Honeywell (HON, $55.58) is a global aerospace and defense dynamo. Honeywell had $33 billion in 2010 revenues, and is projecting 2012 revenues of $37.8 – $38.9 billion. Wall Street projects earnings (EPS) to grow 11% in 2012 and 12% in 2013.
“We view HON’s emphasis on building environmental and combustion controls and its turbocharger products as benefiting from a strong global trend toward energy efficiency. We see Aerospace benefiting from rising global fleet sizes, demand for better fuel economy, and aftermarket demand. We also expect specialty chemical volume to reflect global demand for petroleum products and overall global economic growth. At the same time, we view HON’s valuation as near historical averages on a variety of measures.” — Standard & Poor’s Research, Dec. 31, 2011
Standard & Poor’s maintains a 4-Star Buy rating and a $65 12-month price target on the stock.

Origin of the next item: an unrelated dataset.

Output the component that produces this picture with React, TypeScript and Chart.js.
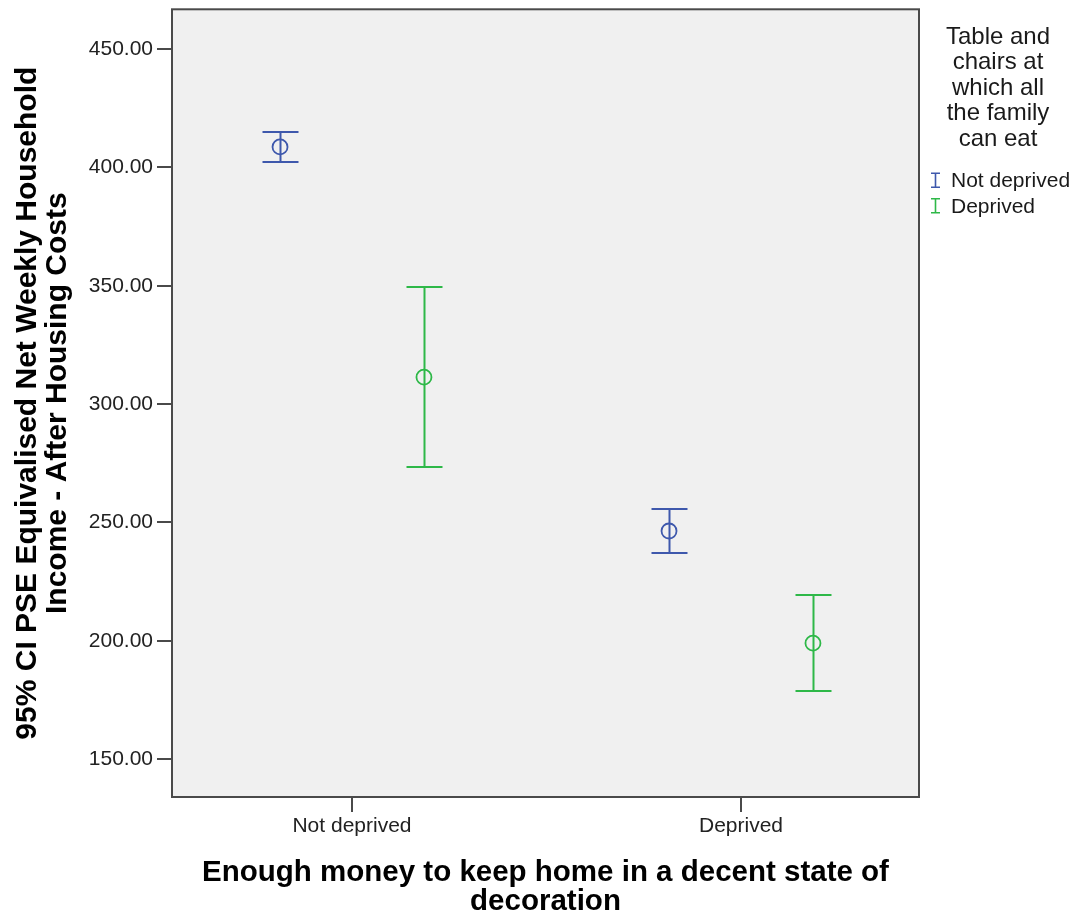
import { useEffect, useRef } from 'react';
import { Chart, registerables } from 'chart.js';

Chart.register(...registerables);

// Categories on the horizontal axis
const categories = ['Not deprived', 'Deprived'];

// Grouping variable (legend)
const legendTitleLines = ['Table and', 'chairs at', 'which all', 'the family', 'can eat'];
const seriesLabels = ['Not deprived', 'Deprived'];
const seriesColors = ['#3e58ac', '#2eb848'];

// Means and 95% confidence limits, one value per category
const meanNotDeprived = [408.7, 246.4];
const lowerNotDeprived = [402.4, 237.1];
const upperNotDeprived = [415.0, 255.6];

const meanDeprived = [311.4, 199.0];
const lowerDeprived = [273.5, 178.8];
const upperDeprived = [349.7, 219.4];

// Axis ticks and titles
const yTickValues = [150, 200, 250, 300, 350, 400, 450];
const yTitleLines = ['95% CI PSE Equivalised Net Weekly Household', 'Income - After Housing Costs'];
const xTitleLines = ['Enough money to keep home in a decent state of', 'decoration'];

const FONT = '"Liberation Sans", Arial, sans-serif';
const GROUP_SHIFT = 0.185;
const CAP_HALF = 18;

const series = [
  { label: seriesLabels[0], color: seriesColors[0], mean: meanNotDeprived, lower: lowerNotDeprived, upper: upperNotDeprived, shift: -GROUP_SHIFT },
  { label: seriesLabels[1], color: seriesColors[1], mean: meanDeprived, lower: lowerDeprived, upper: upperDeprived, shift: GROUP_SHIFT },
];

// Grey plot background and dark frame around the plot area
const plotFrame = {
  id: 'plotFrame',
  beforeDraw(chart: any) {
    const { ctx, chartArea } = chart;
    const { left, top, right, bottom } = chartArea;
    ctx.save();
    ctx.fillStyle = '#f0f0f0';
    ctx.fillRect(left, top, right - left, bottom - top);
    ctx.restore();
  },
  afterDraw(chart: any) {
    const { ctx, chartArea } = chart;
    const { left, top, right, bottom } = chartArea;
    ctx.save();
    ctx.strokeStyle = '#4a4a4a';
    ctx.lineWidth = 2;
    ctx.strokeRect(left, top, right - left, bottom - top);
    ctx.restore();
  },
};

// Vertical confidence-interval whiskers with caps
const errorBars = {
  id: 'errorBars',
  afterDatasetsDraw(chart: any) {
    const { ctx } = chart;
    const xScale = chart.scales.x;
    const yScale = chart.scales.y;
    chart.data.datasets.forEach((ds: any) => {
      ctx.save();
      ctx.strokeStyle = ds.borderColor;
      ctx.lineWidth = 2;
      ds.data.forEach((pt: any, i: number) => {
        const px = Math.round(xScale.getPixelForValue(pt.x)) + 0.5;
        const yTop = Math.round(yScale.getPixelForValue(ds.upper[i]));
        const yBot = Math.round(yScale.getPixelForValue(ds.lower[i]));
        ctx.beginPath();
        ctx.moveTo(px, yTop);
        ctx.lineTo(px, yBot);
        ctx.moveTo(px - CAP_HALF, yTop);
        ctx.lineTo(px + CAP_HALF, yTop);
        ctx.moveTo(px - CAP_HALF, yBot);
        ctx.lineTo(px + CAP_HALF, yBot);
        ctx.stroke();
      });
      ctx.restore();
    });
  },
};

// Legend on the right: centred multi-line title, then an error-bar glyph per series
const sideLegend = {
  id: 'sideLegend',
  afterDraw(chart: any) {
    const { ctx, chartArea, width } = chart;
    const cx = chartArea.right + (width - chartArea.right) / 2;
    ctx.save();
    ctx.fillStyle = '#1a1a1a';
    ctx.textAlign = 'center';
    ctx.textBaseline = 'middle';
    ctx.font = `24px ${FONT}`;
    legendTitleLines.forEach((line, i) => {
      ctx.fillText(line, cx, chartArea.top + 28 + i * 25.5);
    });
    ctx.textAlign = 'left';
    ctx.font = `21px ${FONT}`;
    chart.data.datasets.forEach((ds: any, i: number) => {
      const y = chartArea.top + 171 + i * 25.5;
      const ix = chartArea.right + 16.5;
      ctx.strokeStyle = ds.borderColor;
      ctx.lineWidth = 1.6;
      ctx.beginPath();
      ctx.moveTo(ix, y - 7);
      ctx.lineTo(ix, y + 7);
      ctx.moveTo(ix - 4.5, y - 7);
      ctx.lineTo(ix + 4.5, y - 7);
      ctx.moveTo(ix - 4.5, y + 7);
      ctx.lineTo(ix + 4.5, y + 7);
      ctx.stroke();
      ctx.fillStyle = '#1a1a1a';
      ctx.fillText(ds.label, chartArea.right + 32, y + 1);
    });
    ctx.restore();
  },
};

export default function App() {
  const canvasRef = useRef<HTMLCanvasElement | null>(null);

  useEffect(() => {
    const canvas = canvasRef.current;
    if (!canvas) return;

    const chart = new Chart(canvas, {
      type: 'scatter',
      data: {
        datasets: series.map((s) => ({
          label: s.label,
          data: s.mean.map((m, i) => ({ x: i + 1 + s.shift, y: m })),
          lower: s.lower,
          upper: s.upper,
          borderColor: s.color,
          backgroundColor: 'rgba(0,0,0,0)',
          pointRadius: 7.5,
          pointHoverRadius: 7.5,
          pointBorderWidth: 1.8,
          pointStyle: 'circle',
          showLine: false,
        })) as any,
      },
      options: {
        responsive: false,
        animation: false,
        events: [],
        layout: { padding: { top: 7, right: 158, bottom: 0, left: 0 } },
        plugins: {
          legend: { display: false },
          tooltip: { enabled: false },
        },
        scales: {
          x: {
            type: 'linear',
            position: 'bottom',
            min: 0.5373,
            max: 2.4576,
            afterBuildTicks: (scale: any) => {
              scale.ticks = categories.map((_, i) => ({ value: i + 1 }));
            },
            afterFit: (scale: any) => {
              scale.height = 120;
              scale.paddingLeft = 0;
              scale.paddingRight = 0;
            },
            grid: {
              display: true,
              drawOnChartArea: false,
              drawTicks: true,
              tickLength: 15,
              color: '#4a4a4a',
              lineWidth: 2,
            },
            border: { display: false },
            ticks: {
              autoSkip: false,
              maxRotation: 0,
              padding: 2,
              color: '#222',
              font: { family: FONT, size: 21 },
              callback: (value: any) => categories[Math.round(Number(value)) - 1] ?? '',
            },
            title: {
              display: true,
              text: xTitleLines,
              color: '#000',
              font: { family: FONT, size: 29.5, weight: 'bold', lineHeight: 1.0 },
              padding: { top: 0, bottom: 0 },
            },
          },
          y: {
            type: 'linear',
            position: 'left',
            min: 133.99,
            max: 466.85,
            afterBuildTicks: (scale: any) => {
              scale.ticks = yTickValues.map((v) => ({ value: v }));
            },
            afterFit: (scale: any) => {
              scale.width = 172;
              scale.paddingTop = 0;
              scale.paddingBottom = 0;
            },
            grid: {
              display: true,
              drawOnChartArea: false,
              drawTicks: true,
              tickLength: 15,
              color: '#4a4a4a',
              lineWidth: 2,
            },
            border: { display: false },
            ticks: {
              padding: 4,
              color: '#222',
              font: { family: FONT, size: 21 },
              callback: (value: any) => Number(value).toFixed(2),
            },
            title: {
              display: true,
              text: yTitleLines,
              color: '#000',
              font: { family: FONT, size: 30, weight: 'bold', lineHeight: 1.0 },
              padding: { top: 13, bottom: 0 },
            },
          },
        },
      },
      plugins: [plotFrame, errorBars, sideLegend],
    });

    return () => {
      chart.destroy();
    };
  }, []);

  return (
    <div style={{ position: 'absolute', left: 0, top: 0, width: 1077, height: 917, background: '#fff' }}>
      <canvas ref={canvasRef} width={1077} height={917} />
    </div>
  );
}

S&P carries a risk assessment of “Medium” on Honeywell stock. ”Our risk assessment reflects what we believe is HON’s above-average exposure to market movements, economic cycles, currency fluctuations and raw material costs, offset by our view of its strong balance sheet and its ability to generate significant amounts of cash.”
This large-cap value stock has been paying dividends since 1887 and currently yields 2.68%. Institutions own 80% of Honeywell stock.
Honeywell stock had a big run-up earlier in the decade, traded between $54-$62 for a year leading into the 2008 Financial Meltdown, then crashed with the stock market. The stock recovered back to that trading range in early 2011, then fell again with the August 2011 market drop. Once again, the stock has recovered, recently trading $49-$55.
The next move looks upward and relatively immediate. This is a great stock at the current price for growth & income investors who are experienced with stock market volatility.
A trader who buys at $53 and sells at $62 could make 17% profit. Expect the stock to re-establish the $54-$62 trading range before commencing upward.